今日から2日間登場するのは宮原政典カメラマン。作品テーマは『勝者の涙』(5/27、28公開)です。ジョッキーの涙はなかなか見る機会がありませんが、ダービーだけはやはり特別。4人のダービージョッキーの感情が溢れた胸打つ瞬間…ぜひ、ご覧ください。
5/28公開分
2011年池添謙一騎手
池添騎手といえば、絵になるガッツポーズで感情を爆発させるイメージがあるが、涙も実にストレート。GI初制覇となったアローキャリーの桜花賞、スイープトウショウの秋華賞、ドリームジャーニーの有馬記念などなど、幾多のレースで涙とともに喜びを爆発させてきた。その裏側にあるのは、おそらく「自分をとことんまで追い込んで勝負に向かうスタイル」。二冠が懸かったダービーともなればなおさらで、ウイニングランでも晴れやかな笑顔と涙を見せ、一緒に戦ってきたスタッフの前では子供のように泣きじゃくった。
2012年岩田康誠騎手
フサイチジャンク(2番人気11着)、アドマイヤオーラ(4番人気3着)、アンライバルド(1番人気12着)、ヴィクトワールピサ(1番人気3着)、サダムパテック(2番人気7着)。中央に移籍して以降、ダービーでは立て続けに有力馬を託されてきた岩田騎手だが、なかなかその栄冠には届かず。「ダービーというレースは、乗れば乗るほど遠くなる…」と胸の内を明かしたこともあった。そんな中で巡り合ったのがディープブリランテ。中間は付きっきりで調教をつけ、絶対の信頼を築いて挑んだ大一番。鬣(たてがみ)に埋めた顔は、しばらく上がることはなかった。
5/27公開分
2016年川田将雅騎手
サトノダイヤモンドかマカヒキか──。春のクラシックを前に、トップジョッキーならではの選択に迫られたルメール騎手が選んだのは、きさらぎ賞を制したサトノダイヤモンドだった。マカヒキの鞍上として白羽の矢が立ったのは、着々とトップジョッキーへの道を歩み始めていた川田将雅騎手。皐月賞はディーマジェスティの2着に甘んじたが、ダービーで見事に大輪の花を咲かせた。ゴール後、顔を歪めて天を仰いだ川田騎手。「泣くつもりはなかったけど、グワーッと込み上げてくるものがあった」と振り返った。
2018年福永祐一騎手
普段から涙もろいという福永騎手だが、意外にもレースに勝って泣いたのは、1999年の京都牝馬特別をマルカコマチで勝ったときだけだったという。そのときは、負けても負けても乗せ続けてくれた北橋修二師の顔を見たら込み上げてきたというが、ダービーの涙は少々違った。ウイニングランを終えて、スタンド前に戻ってきたところで相好を崩した福永騎手。のちにあのときの涙を振り返って、「今でもあのときの感情は言葉にできない。それまでは普通でいられたのに、なぜだか急に込み上げてきて…」。説明のできない涙、それこそがダービーの重みなのかもしれない。
【本人コメント】
ジョッキーの涙はなかなか見る機会がありませんが、ダービーだけはやはり特別ですね。普段はあまり感情を表に出さない福永騎手や川田騎手でさえ、やはり込み上げてくるものを抑えられない。そんな姿を見ると、「ああ、これがダービーというレースなんだな」と思います。

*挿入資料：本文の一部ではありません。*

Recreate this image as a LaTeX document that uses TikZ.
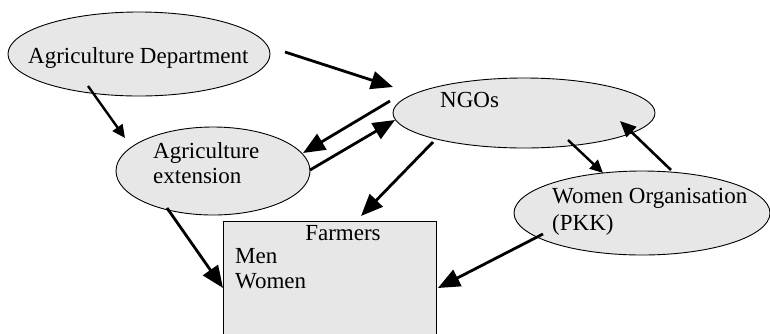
\documentclass[tikz,border=0pt]{standalone}
\usepackage{fontspec}
\setmainfont{Liberation Serif}
\usetikzlibrary{shapes.geometric,arrows.meta}
\definecolor{boxfill}{RGB}{231,231,231}
\begin{document}
\begin{tikzpicture}[x=1pt,y=-1pt,
  bubble/.style={ellipse,draw=black,line width=0.9pt,fill=boxfill,inner sep=0pt},
  lbl/.style={anchor=base west,inner sep=0pt,font=\fontsize{23}{25}\selectfont},
  bigarrow/.style={line width=2.8pt,-{Triangle[length=22pt,width=18pt]}},
  smallarrow/.style={line width=2.4pt,-{Triangle[length=13pt,width=12pt]}},
  midarrow/.style={line width=2.6pt,-{Triangle[length=16pt,width=14pt]}}]
\useasboundingbox (0,0) rectangle (770,333);

% organisations
\node[bubble,minimum width=262pt,minimum height=84pt] (dept) at (139,54) {};
\node[bubble,minimum width=194pt,minimum height=88pt] (ext) at (213,171) {};
\node[bubble,minimum width=262pt,minimum height=70pt] (ngo) at (524,113) {};
\node[bubble,minimum width=256pt,minimum height=84pt] (wo) at (642,213) {};
\node[draw=black,line width=0.9pt,fill=boxfill,anchor=north west,inner sep=0pt,
      minimum width=213pt,minimum height=125pt] (farm) at (223,221) {};

% labels
\node[lbl] (deptT) at (28,63) {Agriculture Department};
\node[lbl] (extT1) at (153,158) {Agriculture};
\node[lbl] (extT2) at (153,183) {extension};
\node[lbl] (ngoT) at (440,107) {NGOs};
\node[lbl] (woT1) at (552,203) {Women Organisation};
\node[lbl] (woT2) at (552,230) {(PKK)};
\node[lbl,anchor=base] (farmT) at (343,240) {Farmers};
\node[lbl] (menT) at (235,263) {Men};
\node[lbl] (womenT) at (235,288) {Women};

% flows
\draw[bigarrow] ([shift={(146,-2)}]dept.center) -- ([shift={(-131,-26)}]ngo.center);
\draw[smallarrow] ([shift={(-51,32)}]dept.center) -- ([shift={(-88,-33)}]ext.center);
\draw[bigarrow] ([shift={(-134,-12)}]ngo.center) -- ([shift={(90,-18)}]ext.center);
\draw[bigarrow] ([shift={(97,-1)}]ext.center) -- ([shift={(-129,7)}]ngo.center);
\draw[bigarrow] ([shift={(-91,29)}]ngo.center) -- ([shift={(138,-5)}]farm.north west);
\draw[bigarrow] ([shift={(-46,37)}]ext.center) -- ([shift={(0,67)}]farm.north west);
\draw[smallarrow] ([shift={(44,27)}]ngo.center) -- ([shift={(-39,-40)}]wo.center);
\draw[midarrow] ([shift={(29,-43)}]wo.center) -- ([shift={(96,8)}]ngo.center);
\draw[bigarrow] ([shift={(-99,21)}]wo.center) -- ([shift={(1,67)}]farm.north east);
\end{tikzpicture}
\end{document}
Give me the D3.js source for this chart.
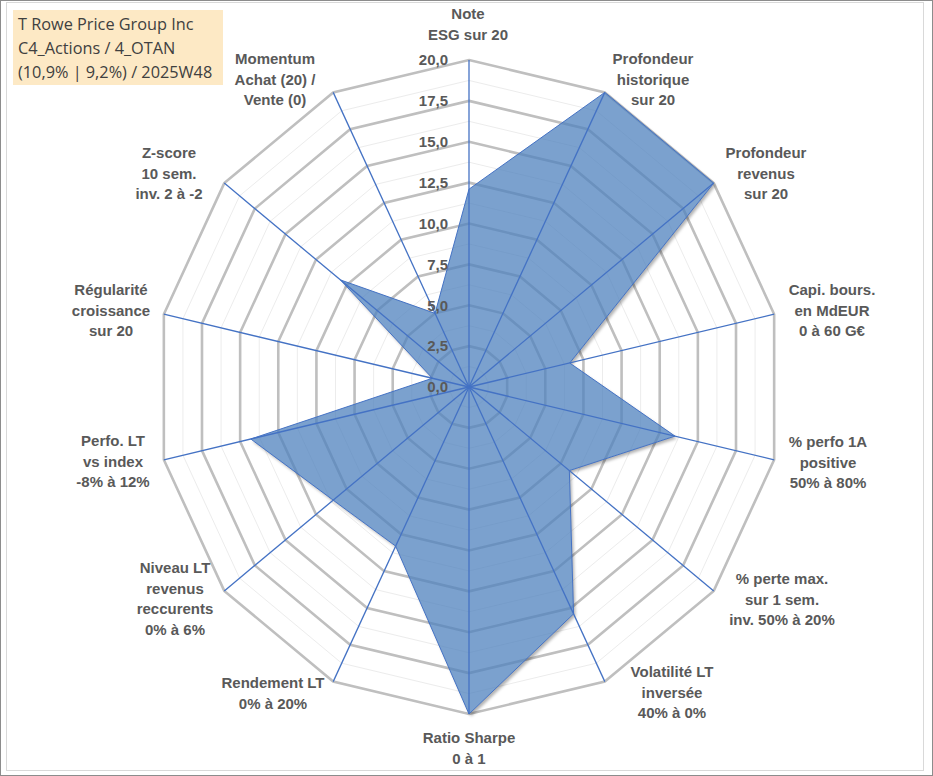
<!DOCTYPE html>
<html>
<head>
<meta charset="utf-8">
<script src="https://cdn.jsdelivr.net/npm/d3@7"></script>
<style>
  body { margin: 0; background: #fff; }
  svg { display: block; }
  .axis-label { font-family: "Liberation Sans", Arial, sans-serif; font-weight: bold; font-size: 15px; fill: #595959; }
  .tick-label { font-family: "Liberation Sans", Arial, sans-serif; font-weight: bold; font-size: 15px; fill: #595959; }
  .title-text { font-family: "Open Sans", sans-serif; font-size: 16.3px; fill: #404040; }
</style>
</head>
<body>
<svg id="chart" width="933" height="776"></svg>
<script>
// Radar data
const categories = [
  ["Note", "ESG sur 20"],
  ["Profondeur", "historique", "sur 20"],
  ["Profondeur", "revenus", "sur 20"],
  ["Capi. bours.", "en MdEUR", "0 à 60 G€"],
  ["% perfo 1A", "positive", "50% à 80%"],
  ["% perte max.", "sur 1 sem.", "inv. 50% à 20%"],
  ["Volatilité LT", "inversée", "40% à 0%"],
  ["Ratio Sharpe", "0 à 1"],
  ["Rendement LT", "0% à 20%"],
  ["Niveau LT", "revenus", "reccurents", "0% à 6%"],
  ["Perfo. LT", "vs index", "-8% à 12%"],
  ["Régularité", "croissance", "sur 20"],
  ["Z-score", "10 sem.", "inv. 2 à -2"],
  ["Momentum", "Achat (20) /", "Vente (0)"]
];
const values = [12.1, 20, 20, 6.6, 13.5, 8.2, 15.4, 20, 10.8, 11.1, 14.3, 2.4, 10.5, 5.0];
const ticks = [0, 2.5, 5, 7.5, 10, 12.5, 15, 17.5, 20];
const minorTicks = [1.25, 3.75, 6.25, 8.75, 11.25, 13.75, 16.25, 18.75];
const titleLines = ["T Rowe Price Group Inc", "C4_Actions / 4_OTAN", "(10,9% | 9,2%) / 2025W48"];

// label anchor points (centre of the first text line)
const labelPos = [
  [468, 14], [653, 59], [766, 153], [832, 290], [828, 442], [782, 579], [672, 672],
  [469, 738], [273, 683], [175, 568], [113, 441], [111, 290], [169, 153], [275, 59]
];

const svg = d3.select("#chart");
const cx = 469, cy = 387;
const rx = d3.scaleLinear().domain([0, 20]).range([0, 313]);
const ry = d3.scaleLinear().domain([0, 20]).range([0, 327]);
const n = categories.length;
const angle = d3.scaleLinear().domain([0, n]).range([0, 2 * Math.PI]);

const px = (i, v) => cx + rx(v) * Math.sin(angle(i));
const py = (i, v) => cy - ry(v) * Math.cos(angle(i));

// frame
svg.append("rect").attr("x", 0.5).attr("y", 0.5).attr("width", 932).attr("height", 775)
  .attr("fill", "#fff").attr("stroke", "#8c8c8c");
svg.append("rect").attr("x", 6.5).attr("y", 2.5).attr("width", 917).attr("height", 768)
  .attr("fill", "#fff").attr("stroke", "#d9d9d9");

const ring = v => d3.range(n).map(i => [px(i, v), py(i, v)]);
const line = d3.line().curve(d3.curveLinearClosed);
const areaPath = line(values.map((v, i) => [px(i, v), py(i, v)]));

const defs = svg.append("defs");
defs.append("filter").attr("id", "blur")
  .append("feGaussianBlur").attr("stdDeviation", 1.8);
// shadow only shows outside the area, so the transparent fill is not darkened
const mask = defs.append("mask").attr("id", "outside");
mask.append("rect").attr("width", 933).attr("height", 776).attr("fill", "#fff");
mask.append("path").attr("d", areaPath).attr("fill", "#000");

// minor rings
svg.append("g").selectAll("path").data(minorTicks).join("path")
  .attr("d", d => line(ring(d)))
  .attr("fill", "none").attr("stroke", "#ececec").attr("stroke-width", 1);

// major rings
svg.append("g").selectAll("path").data(ticks.slice(1)).join("path")
  .attr("d", d => line(ring(d)))
  .attr("fill", "none").attr("stroke", "#bfbfbf").attr("stroke-width", 2.6);

// shadow
svg.append("g").attr("mask", "url(#outside)")
  .append("path").attr("d", areaPath)
  .attr("transform", "translate(2,2.5)")
  .attr("fill", "#000").attr("fill-opacity", 0.3)
  .attr("filter", "url(#blur)");

// series area
svg.append("path")
  .attr("d", areaPath)
  .attr("fill", "#4f81bd").attr("fill-opacity", 0.75)
  .attr("stroke", "#4472c4").attr("stroke-width", 1);

// spokes
svg.append("g").selectAll("line").data(d3.range(n)).join("line")
  .attr("x1", cx).attr("y1", cy)
  .attr("x2", i => px(i, 20)).attr("y2", i => py(i, 20))
  .attr("stroke", "#4472c4").attr("stroke-width", 1.3);

// tick labels
svg.append("g").selectAll("text").data(ticks).join("text")
  .attr("class", "tick-label")
  .attr("x", cx - 21).attr("y", d => cy - ry(d))
  .attr("dy", "0.35em").attr("text-anchor", "end")
  .text(d => d3.format(".1f")(d).replace(".", ","));

// category labels
const lab = svg.append("g").selectAll("text").data(categories).join("text")
  .attr("class", "axis-label").attr("text-anchor", "middle")
  .attr("transform", (d, i) => `translate(${labelPos[i][0]},${labelPos[i][1]})`);
lab.selectAll("tspan").data(d => d).join("tspan")
  .attr("x", 0).attr("y", (d, j) => j * 20.5).attr("dy", "0.35em")
  .text(d => d);

// title box
const tb = svg.append("g");
tb.append("rect").attr("x", 13).attr("y", 10).attr("width", 210).attr("height", 75)
  .attr("fill", "#fde9c5");
tb.selectAll("text").data(titleLines).join("text")
  .attr("class", "title-text")
  .attr("x", 18).attr("y", (d, i) => 24 + i * 24).attr("dy", "0.35em")
  .text(d => d);
</script>
</body>
</html>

今回の4人のなかで一番印象に残っているのは、やはり川田騎手。当時から僕のなかでは“鉄の男”でしたが(笑)、ゴール後、ずーっとアップにして追っていたら、そんな彼が天を仰いで堪えていた。だいぶ昔の話ですが、トウカイテイオーでジャパンCを勝ったとき、普段は首元をポンポンするだけの岡部騎手が、思わずという感じでガッツポーズをしたんです。「あっ!」と目を見張ったものですが、川田騎手の涙は、そのときに近い衝撃がありました。
ダービーの日は、ゴール後、厩舎のスタッフとジョッキーが合流するシーンも印象的です。ウイニングランを終えて、一度は収まった涙が、スタッフの顔を見た途端、またグッと込み上げてきてしまう。確か福永騎手も、その瞬間に笑顔が泣き顔に変わったし、池添騎手もウィナーズサークルに戻ってきてから、また号泣していたような気がします。そういうシーンに遭遇すると、改めて競馬は一人で闘っているんじゃないだなと思いますね。
【プロフィール】
1970年生まれ、埼玉県出身。大学在学中からカメラマンとして競馬誌の仕事を開始。これまでに携わった競馬誌は、『競馬アクション』『競馬フォーラム』『競馬大予言』『馬券ブレイク!』『UMAJIN』など多岐に渡る。勝ち馬のゴールシーンを撮るのが使命も、馬券を買っている馬をついつい狙ってしまうのが目下の悩み。